I’ve been playing around a lot with gravity and repulsion for force based layouts recently. I guess it’s no surprise that I eventually had to turn it in to another sound visualization. Here’s the result:
Open Visualization as Layer - Open Visualization in a New Window
(Click the fullscreen icon in the options menu for optimal performance.)
There are three emitters, one for each frequency range: lows, mids and highs. Every emitter either has an attractive or repulsive force which depends on the volume of the emitter’s frequency range. If for example the base is strong, that emitter will act as a repulsive field and force all particles away. If at the same time another frequency range is weak it will attract all particles surrounding it, basically sucking them up.
In addition to a force, each emitter has its own color which influences all particles surrounding it. The closer a particle gets to an emitter the more it will take its color. To keep the particles from being randomly scattered around the stage there is an invisible fourth emitter which acts as a counter-weight to all the other emitters. If the sum of all emitters’ repulsive forces is high, the fourth emitter will attract particles so that they aren’t just blown off the stage.

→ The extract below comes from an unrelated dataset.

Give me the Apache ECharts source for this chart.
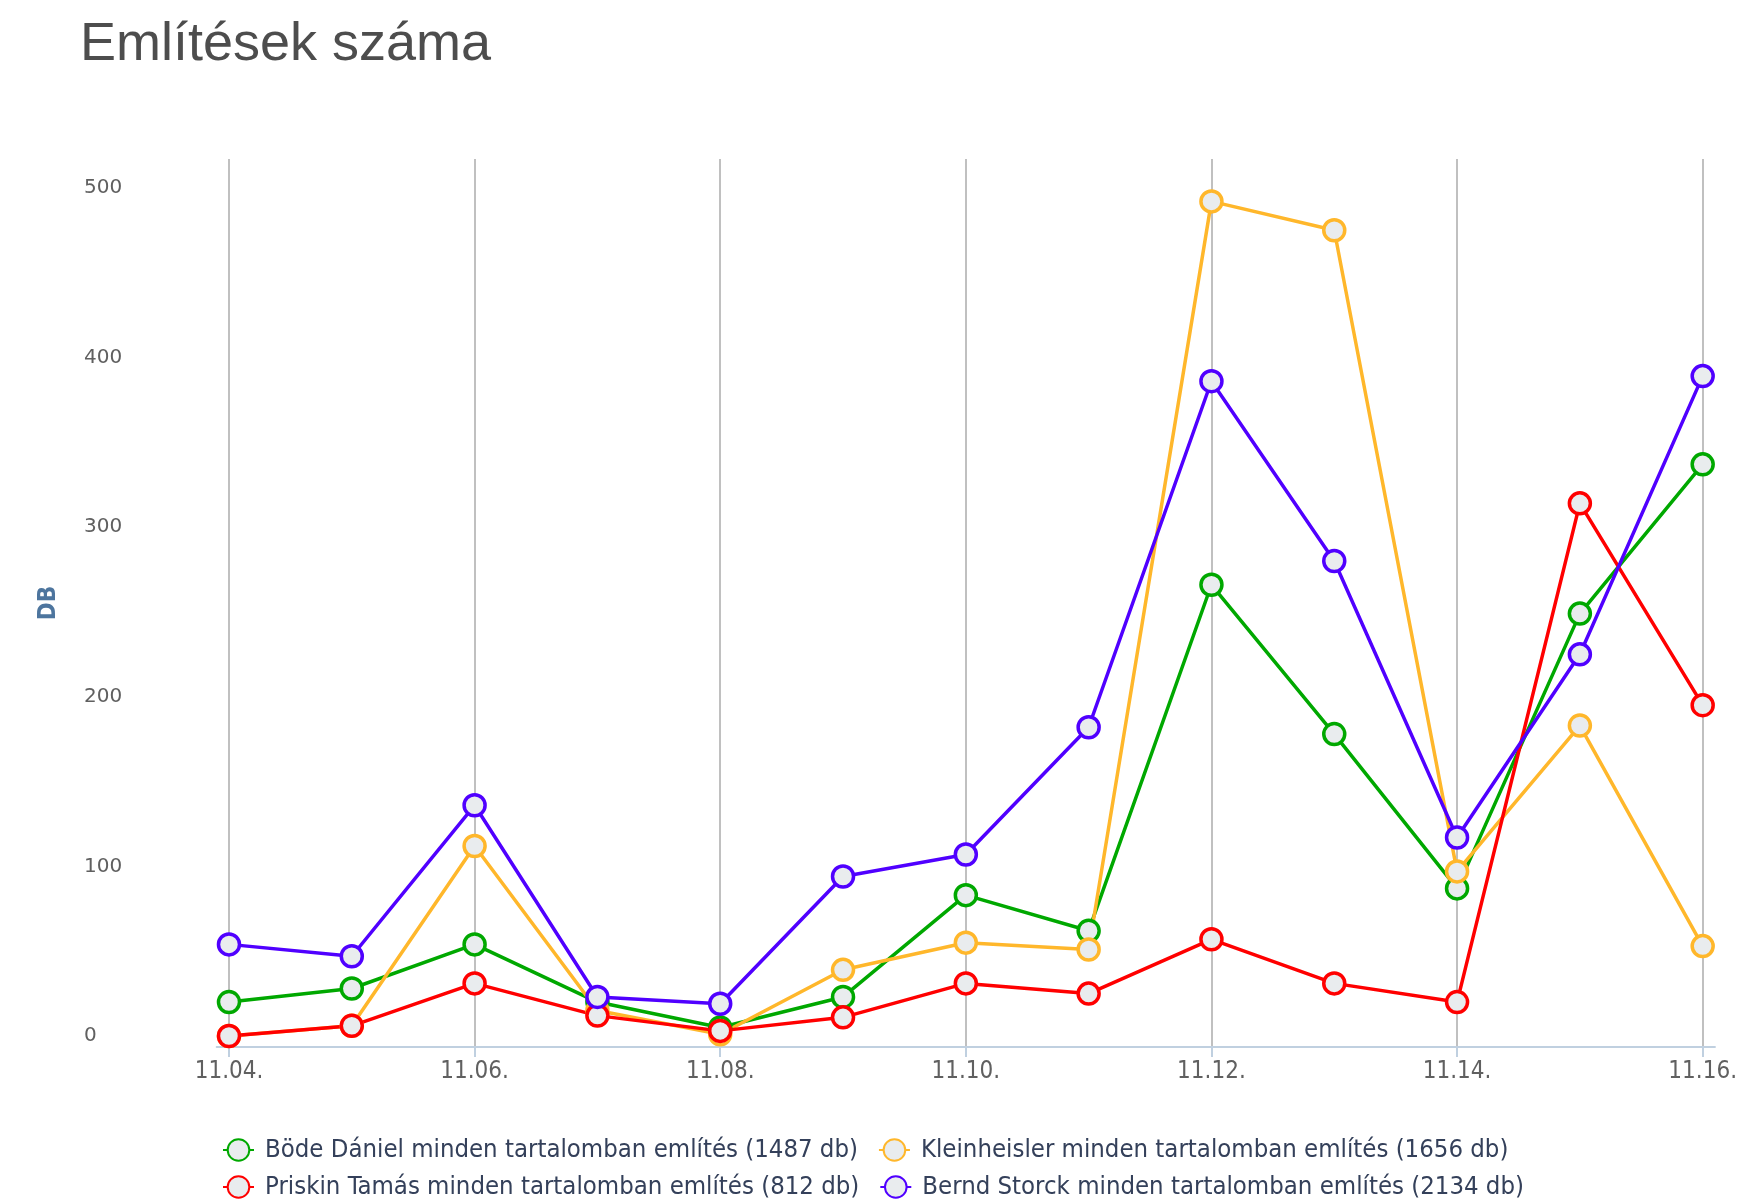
<!DOCTYPE html>
<html>
<head>
<meta charset="utf-8">
<script src="https://cdn.jsdelivr.net/npm/echarts@6/dist/echarts.min.js"></script>
<style>
html,body{margin:0;padding:0;background:#fff;}
#chart{width:1740px;height:1200px;}
</style>
</head>
<body>
<div id="chart"></div>
<script>
const categories = ['11.04.','11.05.','11.06.','11.07.','11.08.','11.09.','11.10.','11.11.','11.12.','11.13.','11.14.','11.15.','11.16.'];
const xTickIndexes = [0, 2, 4, 6, 8, 10, 12];
const yTickValues = [0, 100, 200, 300, 400, 500];
const seriesNames = [
  'Böde Dániel minden tartalomban említés (1487 db)',
  'Kleinheisler minden tartalomban említés (1656 db)',
  'Priskin Tamás minden tartalomban említés (812 db)',
  'Bernd Storck minden tartalomban említés (2134 db)'
];
const bode = [20, 28, 54, 20, 5, 23, 83, 62, 266, 178, 87, 249, 337];
const kleinheisler = [0, 6, 112, 15, 1, 39, 55, 51, 492, 475, 97, 183, 53];
const priskin = [0, 6, 31, 12, 3, 11, 31, 25, 57, 31, 20, 314, 195];
const storck = [54, 47, 136, 23, 19, 94, 107, 182, 386, 280, 117, 225, 389];
const colors = ['#00a800', '#ffb72b', '#ff0000', '#5000ff'];

const allValues = [bode, kleinheisler, priskin, storck];
const chart = echarts.init(document.getElementById('chart'), null, {renderer: 'canvas'});

const series = allValues.map((vals, k) => ({
  name: seriesNames[k],
  type: 'line',
  data: vals.map((v, i) => [i, v]),
  symbol: 'circle',
  symbolSize: 21,
  color: colors[k],
  lineStyle: {width: 3.5, color: colors[k]},
  itemStyle: {color: '#e9ecee', borderColor: colors[k], borderWidth: 3.5},
  emphasis: {disabled: true},
  animation: false
}));

const legendCommon = {
  left: 222,
  orient: 'horizontal',
  padding: 0,
  itemWidth: 31,
  itemHeight: 27,
  itemGap: 20,
  textStyle: {
    fontFamily: 'DejaVu Sans Condensed',
    fontSize: 25.5,
    color: '#34405a',
    padding: [0, 0, 0, 6]
  }
};

chart.setOption({
  animation: false,
  title: {
    text: 'Említések száma',
    left: 75,
    top: 13,
    textStyle: {fontFamily: 'Liberation Sans', fontSize: 54, fontWeight: 'normal', color: '#4d4d4d'}
  },
  legend: [
    Object.assign({}, legendCommon, {top: 1137, data: [seriesNames[0], seriesNames[1]]}),
    Object.assign({}, legendCommon, {top: 1174, data: [seriesNames[2], seriesNames[3]]})
  ],
  grid: {left: 216.7, right: 22.7, top: 159, bottom: 153, containLabel: false},
  xAxis: {
    type: 'value',
    min: -0.1,
    max: 12.1,
    axisLine: {show: true, onZero: false, lineStyle: {color: '#c0d0e0', width: 2}},
    axisTick: {show: true, length: 10, lineStyle: {color: '#c0d0e0', width: 2}, customValues: xTickIndexes},
    axisLabel: {
      customValues: xTickIndexes,
      formatter: v => categories[Math.round(v)] || '',
      fontFamily: 'DejaVu Sans Condensed',
      fontSize: 24,
      color: '#606060',
      margin: 13
    },
    splitLine: {show: true, lineStyle: {color: '#c0c0c0', width: 2}}
  },
  yAxis: {
    type: 'value',
    min: -6.5,
    max: 517,
    name: 'DB',
    nameLocation: 'middle',
    nameRotate: 90,
    nameGap: 156,
    nameTextStyle: {fontFamily: 'DejaVu Sans Condensed', fontWeight: 'bold', fontSize: 24, color: '#4d759e'},
    axisLine: {show: false},
    axisTick: {show: false},
    splitLine: {show: false},
    axisLabel: {
      customValues: yTickValues,
      align: 'left',
      margin: 132.7,
      fontFamily: 'DejaVu Sans',
      fontSize: 20,
      color: '#606060',
      padding: [0, 0, 6, 0]
    }
  },
  series: series
});
</script>
</body>
</html>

Tags: ActionScript, Experiment, Flash, Particles, Sound Visualization, Source Code

October 21st, 2009 at 15:07
reminds me on the old winamp visualizer styles where you just put in some math and e voila it works and looks similiar to this :-) great work! wish i could do that :(
October 21st, 2009 at 15:43
Thanks, glad you like it. I’m trying to move away a little from the wimapy look and towards more beat based visualizations in my bachelor thesis. More to come soon.